— Start of EXERCISE INPUTS —

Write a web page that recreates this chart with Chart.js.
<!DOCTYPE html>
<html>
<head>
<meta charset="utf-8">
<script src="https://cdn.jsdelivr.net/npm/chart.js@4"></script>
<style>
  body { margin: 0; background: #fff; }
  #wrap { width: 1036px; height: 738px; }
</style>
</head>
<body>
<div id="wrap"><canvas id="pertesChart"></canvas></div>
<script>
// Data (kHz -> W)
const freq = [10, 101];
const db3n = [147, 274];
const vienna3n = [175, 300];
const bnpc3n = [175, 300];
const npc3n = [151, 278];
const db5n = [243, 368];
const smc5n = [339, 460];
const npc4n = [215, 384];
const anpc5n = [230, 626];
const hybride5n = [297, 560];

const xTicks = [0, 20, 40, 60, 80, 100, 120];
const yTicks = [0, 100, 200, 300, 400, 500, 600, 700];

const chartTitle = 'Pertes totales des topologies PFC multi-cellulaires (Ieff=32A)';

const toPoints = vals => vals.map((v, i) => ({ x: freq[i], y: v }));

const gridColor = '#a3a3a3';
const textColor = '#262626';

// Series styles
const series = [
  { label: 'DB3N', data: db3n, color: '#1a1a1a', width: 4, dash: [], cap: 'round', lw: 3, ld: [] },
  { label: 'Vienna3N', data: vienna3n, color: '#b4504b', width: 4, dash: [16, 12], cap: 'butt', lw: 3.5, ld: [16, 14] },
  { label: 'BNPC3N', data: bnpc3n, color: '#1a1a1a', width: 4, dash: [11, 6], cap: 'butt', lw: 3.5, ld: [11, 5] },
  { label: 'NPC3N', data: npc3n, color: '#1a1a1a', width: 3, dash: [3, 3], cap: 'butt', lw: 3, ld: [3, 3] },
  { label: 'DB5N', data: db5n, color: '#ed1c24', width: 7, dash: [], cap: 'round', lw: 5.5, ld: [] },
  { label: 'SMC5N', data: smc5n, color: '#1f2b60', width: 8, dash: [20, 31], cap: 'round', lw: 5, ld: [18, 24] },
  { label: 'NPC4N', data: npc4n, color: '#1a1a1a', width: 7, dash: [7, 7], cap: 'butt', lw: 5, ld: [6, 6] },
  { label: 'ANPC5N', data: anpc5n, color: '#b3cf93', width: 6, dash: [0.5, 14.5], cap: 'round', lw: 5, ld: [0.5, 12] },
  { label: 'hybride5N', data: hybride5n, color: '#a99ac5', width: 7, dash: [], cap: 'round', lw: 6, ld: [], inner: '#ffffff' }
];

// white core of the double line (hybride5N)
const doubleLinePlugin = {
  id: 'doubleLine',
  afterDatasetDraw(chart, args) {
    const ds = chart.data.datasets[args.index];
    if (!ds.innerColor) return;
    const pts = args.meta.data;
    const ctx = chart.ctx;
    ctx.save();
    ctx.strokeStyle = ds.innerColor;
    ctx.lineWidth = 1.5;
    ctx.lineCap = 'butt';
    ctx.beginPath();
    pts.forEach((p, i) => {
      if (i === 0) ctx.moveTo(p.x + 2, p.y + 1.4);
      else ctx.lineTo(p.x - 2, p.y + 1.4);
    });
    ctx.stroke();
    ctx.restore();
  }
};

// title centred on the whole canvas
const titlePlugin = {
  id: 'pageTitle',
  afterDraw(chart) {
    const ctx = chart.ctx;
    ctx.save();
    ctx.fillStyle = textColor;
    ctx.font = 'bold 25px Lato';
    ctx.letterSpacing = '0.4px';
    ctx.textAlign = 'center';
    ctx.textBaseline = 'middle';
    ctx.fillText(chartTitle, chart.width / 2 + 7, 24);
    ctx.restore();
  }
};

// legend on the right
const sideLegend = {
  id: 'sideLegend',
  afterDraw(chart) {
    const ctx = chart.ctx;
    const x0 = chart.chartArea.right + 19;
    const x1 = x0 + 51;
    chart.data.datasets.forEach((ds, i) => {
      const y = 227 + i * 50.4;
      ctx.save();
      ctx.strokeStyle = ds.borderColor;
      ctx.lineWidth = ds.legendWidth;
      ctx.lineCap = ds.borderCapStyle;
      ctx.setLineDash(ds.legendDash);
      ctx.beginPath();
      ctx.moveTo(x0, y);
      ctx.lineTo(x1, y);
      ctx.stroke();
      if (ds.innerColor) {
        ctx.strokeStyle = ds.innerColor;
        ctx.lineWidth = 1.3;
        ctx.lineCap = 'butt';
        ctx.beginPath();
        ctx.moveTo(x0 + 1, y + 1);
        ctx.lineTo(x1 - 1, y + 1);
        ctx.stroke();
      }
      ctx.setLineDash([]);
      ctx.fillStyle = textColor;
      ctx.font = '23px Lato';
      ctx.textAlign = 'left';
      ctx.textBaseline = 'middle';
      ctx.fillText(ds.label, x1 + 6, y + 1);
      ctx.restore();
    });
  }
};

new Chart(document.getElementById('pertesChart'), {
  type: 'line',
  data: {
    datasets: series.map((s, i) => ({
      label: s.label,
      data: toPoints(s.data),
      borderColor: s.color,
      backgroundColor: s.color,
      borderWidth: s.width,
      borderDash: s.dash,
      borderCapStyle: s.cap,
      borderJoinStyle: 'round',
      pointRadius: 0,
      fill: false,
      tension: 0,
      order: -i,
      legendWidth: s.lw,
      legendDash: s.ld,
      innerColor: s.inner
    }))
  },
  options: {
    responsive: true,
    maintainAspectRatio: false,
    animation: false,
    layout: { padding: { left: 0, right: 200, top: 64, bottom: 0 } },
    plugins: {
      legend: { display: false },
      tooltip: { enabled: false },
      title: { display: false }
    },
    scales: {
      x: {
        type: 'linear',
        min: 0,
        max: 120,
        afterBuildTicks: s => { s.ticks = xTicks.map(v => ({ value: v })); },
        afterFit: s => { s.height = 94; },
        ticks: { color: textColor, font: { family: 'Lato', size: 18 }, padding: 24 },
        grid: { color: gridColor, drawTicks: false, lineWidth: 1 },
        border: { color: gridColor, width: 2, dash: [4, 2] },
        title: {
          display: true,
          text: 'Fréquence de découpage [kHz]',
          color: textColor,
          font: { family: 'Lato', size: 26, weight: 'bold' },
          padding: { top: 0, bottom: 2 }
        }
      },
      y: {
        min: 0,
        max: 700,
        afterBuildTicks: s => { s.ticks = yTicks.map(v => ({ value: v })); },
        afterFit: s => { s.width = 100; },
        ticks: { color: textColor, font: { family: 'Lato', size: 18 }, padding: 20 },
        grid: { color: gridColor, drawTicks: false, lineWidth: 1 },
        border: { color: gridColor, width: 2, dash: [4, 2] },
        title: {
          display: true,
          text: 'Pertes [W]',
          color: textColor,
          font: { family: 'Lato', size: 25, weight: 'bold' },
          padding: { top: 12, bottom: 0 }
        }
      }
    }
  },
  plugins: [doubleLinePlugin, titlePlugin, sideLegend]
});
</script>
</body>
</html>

— End of EXERCISE INPUTS —
— Start of EXERCISE INPUTS —

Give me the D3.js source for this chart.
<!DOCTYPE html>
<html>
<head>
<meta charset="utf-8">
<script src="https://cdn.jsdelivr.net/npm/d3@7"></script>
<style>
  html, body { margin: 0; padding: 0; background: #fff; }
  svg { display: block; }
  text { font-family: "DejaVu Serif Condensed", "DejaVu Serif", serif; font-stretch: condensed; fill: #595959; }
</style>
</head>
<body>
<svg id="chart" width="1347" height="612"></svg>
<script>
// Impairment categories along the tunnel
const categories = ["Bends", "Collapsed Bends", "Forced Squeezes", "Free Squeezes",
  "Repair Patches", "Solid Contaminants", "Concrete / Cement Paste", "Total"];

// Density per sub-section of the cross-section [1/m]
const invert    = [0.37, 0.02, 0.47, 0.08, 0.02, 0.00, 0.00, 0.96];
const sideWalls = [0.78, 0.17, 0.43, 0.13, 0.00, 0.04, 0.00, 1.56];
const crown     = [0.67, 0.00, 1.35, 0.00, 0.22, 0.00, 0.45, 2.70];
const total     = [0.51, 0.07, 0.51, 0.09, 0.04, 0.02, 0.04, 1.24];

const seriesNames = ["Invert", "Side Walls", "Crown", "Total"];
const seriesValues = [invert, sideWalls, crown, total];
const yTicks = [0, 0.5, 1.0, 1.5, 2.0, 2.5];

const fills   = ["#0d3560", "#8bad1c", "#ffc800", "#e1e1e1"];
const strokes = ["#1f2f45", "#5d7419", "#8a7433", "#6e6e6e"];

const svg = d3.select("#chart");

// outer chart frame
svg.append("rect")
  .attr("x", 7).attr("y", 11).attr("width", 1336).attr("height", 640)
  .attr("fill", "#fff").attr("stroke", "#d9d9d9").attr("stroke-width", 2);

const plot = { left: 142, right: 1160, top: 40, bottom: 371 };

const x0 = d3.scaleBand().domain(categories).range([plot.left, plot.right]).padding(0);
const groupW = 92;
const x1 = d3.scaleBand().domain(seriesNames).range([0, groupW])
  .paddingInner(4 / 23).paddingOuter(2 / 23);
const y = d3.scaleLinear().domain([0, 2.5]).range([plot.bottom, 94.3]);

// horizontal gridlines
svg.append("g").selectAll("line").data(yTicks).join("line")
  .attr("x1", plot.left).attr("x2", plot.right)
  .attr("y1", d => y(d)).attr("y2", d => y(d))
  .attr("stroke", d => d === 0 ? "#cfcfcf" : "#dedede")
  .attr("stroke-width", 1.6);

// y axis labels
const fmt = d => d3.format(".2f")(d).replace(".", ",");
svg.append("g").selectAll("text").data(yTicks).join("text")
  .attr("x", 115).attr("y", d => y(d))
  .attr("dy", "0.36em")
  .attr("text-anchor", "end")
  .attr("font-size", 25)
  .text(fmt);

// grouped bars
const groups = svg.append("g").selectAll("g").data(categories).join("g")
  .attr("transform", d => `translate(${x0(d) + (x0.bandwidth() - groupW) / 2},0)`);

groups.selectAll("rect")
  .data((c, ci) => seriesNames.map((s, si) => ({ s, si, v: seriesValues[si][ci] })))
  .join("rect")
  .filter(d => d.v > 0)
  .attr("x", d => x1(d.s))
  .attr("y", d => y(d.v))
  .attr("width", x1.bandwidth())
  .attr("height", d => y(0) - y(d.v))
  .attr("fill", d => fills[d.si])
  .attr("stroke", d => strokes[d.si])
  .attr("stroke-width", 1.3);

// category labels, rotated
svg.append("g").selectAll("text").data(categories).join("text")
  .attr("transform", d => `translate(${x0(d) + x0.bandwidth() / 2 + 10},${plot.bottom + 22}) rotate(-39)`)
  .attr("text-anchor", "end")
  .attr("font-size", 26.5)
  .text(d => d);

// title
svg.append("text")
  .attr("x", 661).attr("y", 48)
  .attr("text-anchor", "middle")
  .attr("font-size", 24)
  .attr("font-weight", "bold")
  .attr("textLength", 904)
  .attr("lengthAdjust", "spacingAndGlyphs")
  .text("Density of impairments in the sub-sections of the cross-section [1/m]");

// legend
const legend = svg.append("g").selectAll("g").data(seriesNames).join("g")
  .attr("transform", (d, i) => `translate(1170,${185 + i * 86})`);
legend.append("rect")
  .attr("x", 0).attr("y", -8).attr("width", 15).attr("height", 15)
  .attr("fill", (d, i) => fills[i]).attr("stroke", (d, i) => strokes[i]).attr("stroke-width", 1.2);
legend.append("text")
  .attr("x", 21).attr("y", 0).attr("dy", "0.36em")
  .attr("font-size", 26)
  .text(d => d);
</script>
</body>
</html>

— End of EXERCISE INPUTS —

*DIRECTION*.
Which lines hold the word "this"? Show each one.

*THE RESPONSE*.
Write a web page that recreates this chart with Chart.js.
Give me the D3.js source for this chart.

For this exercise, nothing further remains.